Les représentants du HCR ne s’occupent plus des demandeurs d’asile une fois ceux-ci emprisonnés. Les seules visites et la seule assistance qu’ils reçoivent vient de membres du BPCA, qui leur fournissent nourriture et médicaments. Plusieurs prêtres du Jesuit Refugee Service (JRS) visitent presque quotidiennement la prison de l’immigration et apportent aussi des médicaments à l’ensemble des détenus, quelle que soit leur religion. En revanche, plusieurs des communautés catholiques thaïlandaises, notamment la paroisse du Saint-Rédempteur (Holy Redeemer Church), se sont montrées très hostiles aux chrétiens pakistanais, qu’elles considèrent comme des immigrants illégaux.

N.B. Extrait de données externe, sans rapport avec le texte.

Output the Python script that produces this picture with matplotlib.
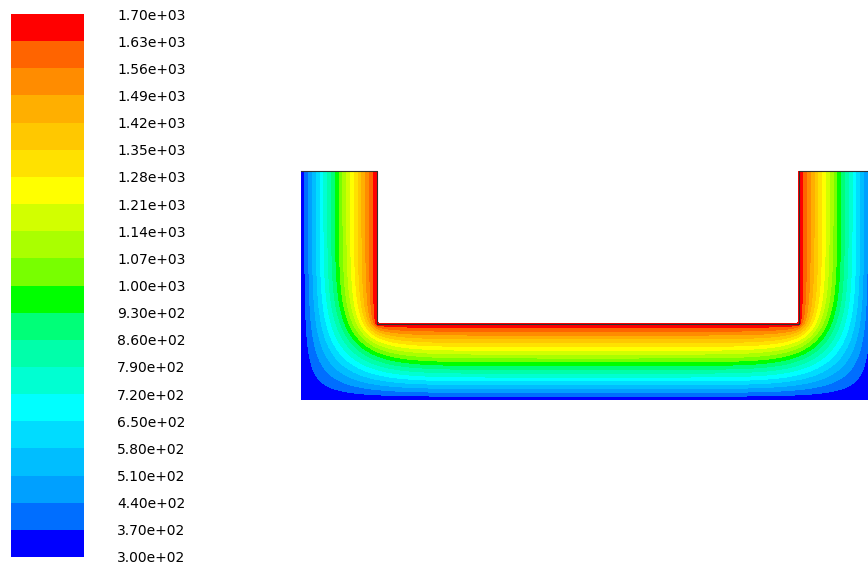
import numpy as np
import matplotlib
matplotlib.use('Agg')
import matplotlib.pyplot as plt

# U-shaped section (metres): outer block with a rectangular cut from the top
WIDTH = 0.755
HEIGHT = 0.30
CUT_X0 = 0.10
CUT_X1 = 0.655
CUT_Y0 = 0.10

T_INNER = 1700.0   # hot inner faces of the cut
T_OUTER = 300.0    # cold outer faces (left, right, bottom)

LEVELS = np.arange(300, 1701, 70)
BAND_COLORS = ['#0000ff', '#006eff', '#00a0ff', '#00beff', '#00dcff',
               '#00ffff', '#00ffd2', '#00ffaa', '#00ff78', '#00ff00',
               '#78ff00', '#aaff00', '#d2ff00', '#ffff00', '#ffe100',
               '#ffc800', '#ffaf00', '#ff8c00', '#ff6400', '#ff0000']

H = 0.0025
nx = int(round(WIDTH / H)) + 1
ny = int(round(HEIGHT / H)) + 1
x = np.linspace(0, WIDTH, nx)
y = np.linspace(0, HEIGHT, ny)
X, Y = np.meshgrid(x, y)

eps = 1e-9
in_cut = (X > CUT_X0 - eps) & (X < CUT_X1 + eps) & (Y > CUT_Y0 - eps)
inside_cut = (X > CUT_X0 + eps) & (X < CUT_X1 - eps) & (Y > CUT_Y0 + eps)
outer = (X < eps) | (X > WIDTH - eps) | (Y < eps)

fixed = in_cut | outer
fixed_val = np.where(in_cut, T_INNER, T_OUTER)

# steady conduction: Jacobi relaxation, insulated top faces of the legs
T = np.full((ny, nx), 1000.0)
T[fixed] = fixed_val[fixed]
for it in range(10000):
    up = np.vstack([T[1:], T[-2:-1]])
    down = np.vstack([T[:1], T[:-1]])
    left = np.hstack([T[:, :1], T[:, :-1]])
    right = np.hstack([T[:, 1:], T[:, -1:]])
    T = np.where(fixed, fixed_val, 0.25 * (up + down + left + right))

Tm = np.ma.masked_where(inside_cut, T)

fig = plt.figure(figsize=(8.68, 5.67), dpi=100)
fig.patch.set_facecolor('white')

ax = fig.add_axes([301 / 868, 167 / 567, 574 / 868, 229 / 567])
cf = ax.contourf(X, Y, Tm, levels=LEVELS, colors=BAND_COLORS)
ax.set_xlim(0, WIDTH)
ax.set_ylim(0, HEIGHT)
ax.axis('off')

# wall outline along the hot faces and the open top of each leg
ax.plot([0, CUT_X0, CUT_X0, CUT_X1, CUT_X1, WIDTH],
        [HEIGHT, HEIGHT, CUT_Y0, CUT_Y0, HEIGHT, HEIGHT],
        color='#303030', lw=0.8, clip_on=False)

cax = fig.add_axes([11 / 868, 10 / 567, 73 / 868, 543 / 567])
cb = fig.colorbar(cf, cax=cax, ticks=LEVELS, format='%.2e')
cb.outline.set_visible(False)
cax.tick_params(length=0, pad=24, labelsize=10)
for lab in cax.get_yticklabels():
    lab.set_fontfamily('DejaVu Sans')

fig.savefig('out.png', dpi=100, facecolor='white')
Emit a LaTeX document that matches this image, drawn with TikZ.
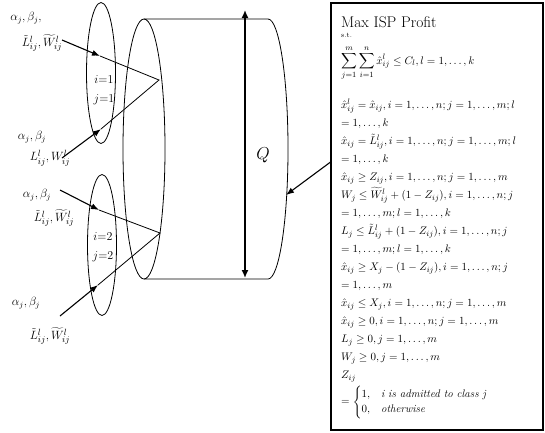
\documentclass[tikz,border=0pt]{standalone}
\usepackage{amsmath}
\usetikzlibrary{arrows.meta,shapes.geometric}

\begin{document}
\begin{tikzpicture}[x=1pt,y=-1pt,
    feed/.style={line width=1.1pt,-{Latex[length=8pt,width=6pt]}},
    lbl/.style={inner sep=0pt,font=\fontsize{12}{14}\selectfont},
    pair/.style={inner sep=0pt,font=\fontsize{13}{15}\selectfont},
    cls/.style={draw,ellipse,line width=0.8pt,inner sep=0pt,minimum width=29pt,minimum height=141pt},
    row/.style={anchor=base west,inner sep=0pt,font=\fontsize{11}{13}\selectfont}]
  \useasboundingbox (0,0) rectangle (545,432);

  \node[cls] (cls1) at (101,73) {};
  \node[cls] (cls2) at (102,245) {};
  \node[lbl,align=center] (id1) at (104,90) {$i{=}1$\\[5pt]$j{=}1$};
  \node[lbl,align=center] (id2) at (103,247) {$i{=}2$\\[5pt]$j{=}2$};

  \node[lbl] (ab1) at (26,18) {$\alpha_j,\beta_j,$};
  \node[pair] (lw1) at (42,43) {$\tilde{L}^l_{ij},\widetilde{W}^l_{ij}$};
  \node[lbl] (ab2) at (32,137) {$\alpha_j,\beta_j$};
  \node[pair] (lw2) at (50,158) {$L^l_{ij},W^l_{ij}$};
  \node[lbl] (ab3) at (37,195) {$\alpha_j,\beta_j$};
  \node[pair] (lw3) at (54,218) {$\tilde{L}^l_{ij},\widetilde{W}^l_{ij}$};
  \node[lbl] (ab4) at (26,303) {$\alpha_j,\beta_j$};
  \node[pair] (lw4) at (50,336) {$\tilde{L}^l_{ij},\widetilde{W}^l_{ij}$};

  \coordinate (s1) at (62,40);  \coordinate (t1) at (100,56);
  \coordinate (s2) at (62,158); \coordinate (t2) at (101,129);
  \coordinate (s3) at (60,190); \coordinate (t3) at (99,210);
  \coordinate (s4) at (60,316); \coordinate (t4) at (98,285);
  \coordinate (apex1) at (159,80);
  \coordinate (apex2) at (160,233);

  \draw[line width=0.8pt] (144,149) ellipse [x radius=21,y radius=130];
  \draw[line width=0.8pt] (144,19) -- (268,19) arc [start angle=-90,end angle=90,x radius=20,y radius=130] -- (144,279);

  \draw[feed] (s1) -- (t1);
  \draw[feed] (s2) -- (t2);
  \draw[feed] (s3) -- (t3);
  \draw[feed] (s4) -- (t4);
  \draw[line width=0.8pt] (t1) -- (apex1) -- (t2);
  \draw[line width=0.8pt] (t3) -- (apex2) -- (t4);

  \coordinate (qtop) at (245,10);
  \coordinate (qbot) at (245,278);
  \draw[line width=1.5pt,{Latex[length=8pt,width=7pt]}-{Latex[length=8pt,width=7pt]}] (qtop) -- (qbot);
  \node[font=\fontsize{16}{18}\selectfont] (q) at (263,155) {$Q$};

  \node[draw,line width=1.3pt,inner sep=0pt,minimum width=212pt,minimum height=427pt] (model) at (437,216.5) {};
  \coordinate (rim) at (286,195);
  \draw[feed] (model.153) -- (rim);

  \node[anchor=base west,inner sep=0pt,font=\fontsize{15.5}{18}\selectfont] (title) at (341,27) {Max ISP Profit};
  \node[anchor=base west,inner sep=0pt,font=\fontsize{7}{8}\selectfont] (st) at (341,37) {s.t.};
  \node[row] (sum) at (341,64) {$\displaystyle\sum_{j=1}^{m}\sum_{i=1}^{n}\hat{x}^l_{ij}\le C_l, l=1,\dots,k$};
  \foreach \eq [count=\k] in {
      {\hat{x}^l_{ij}=\hat{x}_{ij}, i=1,\dots,n; j=1,\dots,m; l},
      {=1,\dots,k},
      {\hat{x}_{ij}=\tilde{L}^l_{ij}, i=1,\dots,n; j=1,\dots,m; l},
      {=1,\dots,k},
      {\hat{x}_{ij}\ge Z_{ij}, i=1,\dots,n; j=1,\dots,m},
      {W_j\le\widetilde{W}^l_{ij}+(1-Z_{ij}), i=1,\dots,n; j},
      {=1,\dots,m; l=1,\dots,k},
      {L_j\le\tilde{L}^l_{ij}+(1-Z_{ij}), i=1,\dots,n; j},
      {=1,\dots,m; l=1,\dots,k},
      {\hat{x}_{ij}\ge X_j-(1-Z_{ij}), i=1,\dots,n; j},
      {=1,\dots,m},
      {\hat{x}_{ij}\le X_j, i=1,\dots,n; j=1,\dots,m},
      {\hat{x}_{ij}\ge 0, i=1,\dots,n; j=1,\dots,m},
      {L_j\ge 0, j=1,\dots,m},
      {W_j\ge 0, j=1,\dots,m},
      {Z_{ij}}}
    \node[row] (r\k) at (341,90.5+18*\k) {$\eq$};
  \node[row,anchor=west] (adm) at (341,402) {$=\begin{cases}1, & \textit{i is admitted to class j}\\ 0, & \textit{otherwise}\end{cases}$};
\end{tikzpicture}
\end{document}
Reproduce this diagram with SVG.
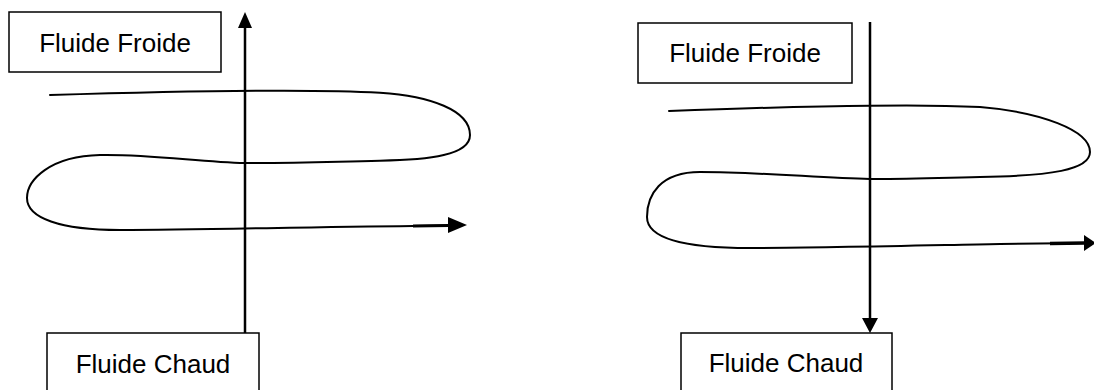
<svg xmlns="http://www.w3.org/2000/svg" width="1094" height="390" viewBox="0 0 1094 390">
  <style>
    .box { fill: #ffffff; stroke: #000000; stroke-width: 1.5; }
    .label { font-family: "Liberation Sans", Arial, sans-serif; font-size: 26px; fill: #000000; text-anchor: middle; }
    .axis { fill: none; stroke: #000000; stroke-width: 2.5; }
    .flow { fill: none; stroke: #000000; stroke-width: 2; stroke-linecap: round; }
    .head { fill: #000000; stroke: none; }
  </style>

  <!-- Left panel: co-current arrangement -->
  <g id="froide-left">
    <rect class="box" x="9" y="12" width="212" height="60"/>
    <text class="label" x="115" y="52">Fluide Froide</text>
  </g>
  <g id="chaud-left">
    <rect class="box" x="47" y="333" width="212" height="70"/>
    <text class="label" x="153" y="373">Fluide Chaud</text>
  </g>

  <!-- Right panel: counter-current arrangement -->
  <g id="froide-right">
    <rect class="box" x="638" y="23" width="214" height="60"/>
    <text class="label" x="745" y="62">Fluide Froide</text>
  </g>
  <g id="chaud-right">
    <rect class="box" x="681" y="333" width="211" height="70"/>
    <text class="label" x="786" y="372">Fluide Chaud</text>
  </g>

  <g id="connectors">
    <!-- left vertical stream, pointing up -->
    <line class="axis" x1="245" y1="333" x2="245" y2="26"/>
    <polygon class="head" points="245,12 238,28 252,28"/>

    <!-- left serpentine stream -->
    <path class="flow" d="M50,95 C150,92 300,88 380,92.7 C430,96 470,110 470,135 C470,155 430,160 380,160.7 C320,162 300,163 245,163 C200,162 150,154 100,155 C50,156 27,180 27,198 C27,218 60,230 120,230 C200,230 300,227 413,226 L449,225.5"/>
    <line x1="413" y1="226" x2="449" y2="225.5" stroke="#000" stroke-width="3"/>
    <polygon class="head" points="467,225 448,217 448,233"/>

    <!-- right vertical stream, pointing down -->
    <line class="axis" x1="870" y1="22" x2="870" y2="320"/>
    <polygon class="head" points="870,333 862,318 878,318"/>

    <!-- right serpentine stream -->
    <path class="flow" d="M669,111 C750,108 820,106 870,105.7 C920,105 960,106 980,107 C1040,112 1090,130 1090,152 C1090,170 1050,176 980,177 C930,178 900,179 870,179 C820,178 760,172 700,172 C660,172 647,195 647,217 C647,237 680,248 750,248 C820,248 900,246 1000,244 L1085,243"/>
    <line x1="1050" y1="243.5" x2="1085" y2="243" stroke="#000" stroke-width="3.5"/>
    <polygon class="head" points="1096,243 1084,235 1084,251"/>
  </g>
</svg>
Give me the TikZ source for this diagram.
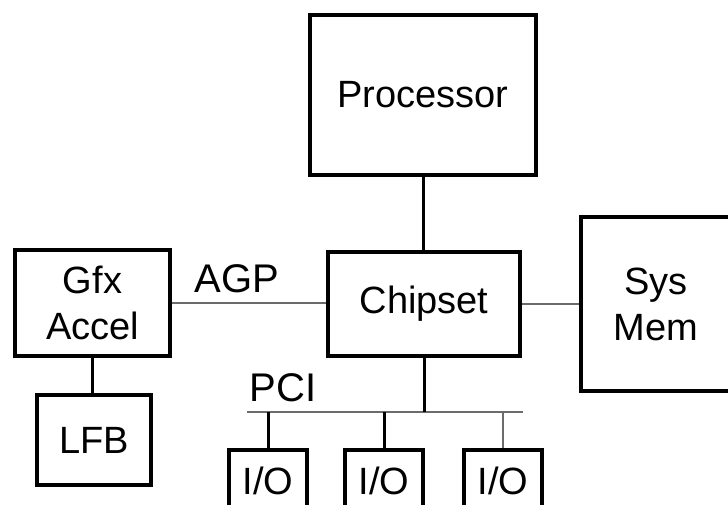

Le BPCA a monté une petite école à Bangkok pour les enfants entre 4 et 15 ans, car, du fait du délai très long  nécessaire au HCR pour traiter les dossiers, ces enfants risquent de passer plusieurs années sans recevoir aucune éducation. Le COERR (Catholic Office for Emergency Relief and Refugees), la Caritas thaïlandaise, s’occupe de son côté de mettre certains des enfants chrétiens pakistanais dans des écoles publiques thaïlandaises, mais ceux-ci ont beaucoup de difficultés à suivre les cours du fait de la barrière de la langue et sont l’objet de réactions racistes de la part de certains enfants thaïlandais.